Another student summarizes it neatly: “Burdette refuses to give up on people.”
An Unexpected Path
Curiosity is at the heart of Burdette’s life. It is the quality she admires most in her students, and a mind frame she embodies herself. A woman of many interests, Allison enjoys opera, gardening, and taking trips out west to Colorado and New Mexico. In another life, she could picture herself as a basketball or track and field coach.
Like many successful careers, Allison’s was not a straight shot. Environmental law was her first professional love, and it still holds a special place in her heart.
So how did she make her way here? After completing her J.D. at Harvard Law School, she was influenced by a mentor.
“I knew I wanted to become a Business Law professor when I met with Nancy Mansfield at Georgia State University. She said that I would be the perfect fit teaching Business Law, and she sold me.”
Allison still finds ways to incorporate this passion into her teaching, pushing students to factor the environment into their decision making. When asked about what companies and organizations need to be doing better, she’s emphatic: “Now is the moment our innovative efforts should focus on sustainability.”

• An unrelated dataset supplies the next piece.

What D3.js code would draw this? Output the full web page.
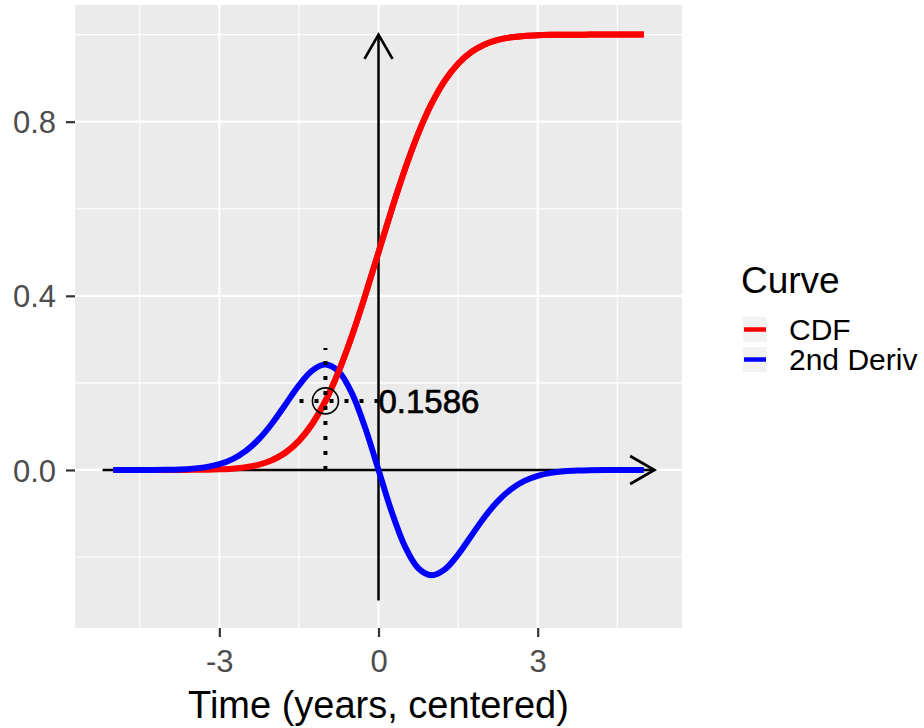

A Member of the Greater Community
In addition to presenting to student groups, judging case competitions, and even mentoring students in other departments who seek her assistance, colleagues remark on how Allison serves the greater business school beyond her department, joining townhall meetings and suggesting numerous ways Goizueta can improve and integrate more with the university.
Allison maintains strong relationships with alumni and remains connected with former students as both a mentor and friend. She’s a familiar face around campus, where she enjoys attending Emory concerts, theater productions, and sporting events and encourages her students to do the same, often joyfully running into many of her students along the way.
As one student reports from their review, “She taught us how to be good and caring people in the world.”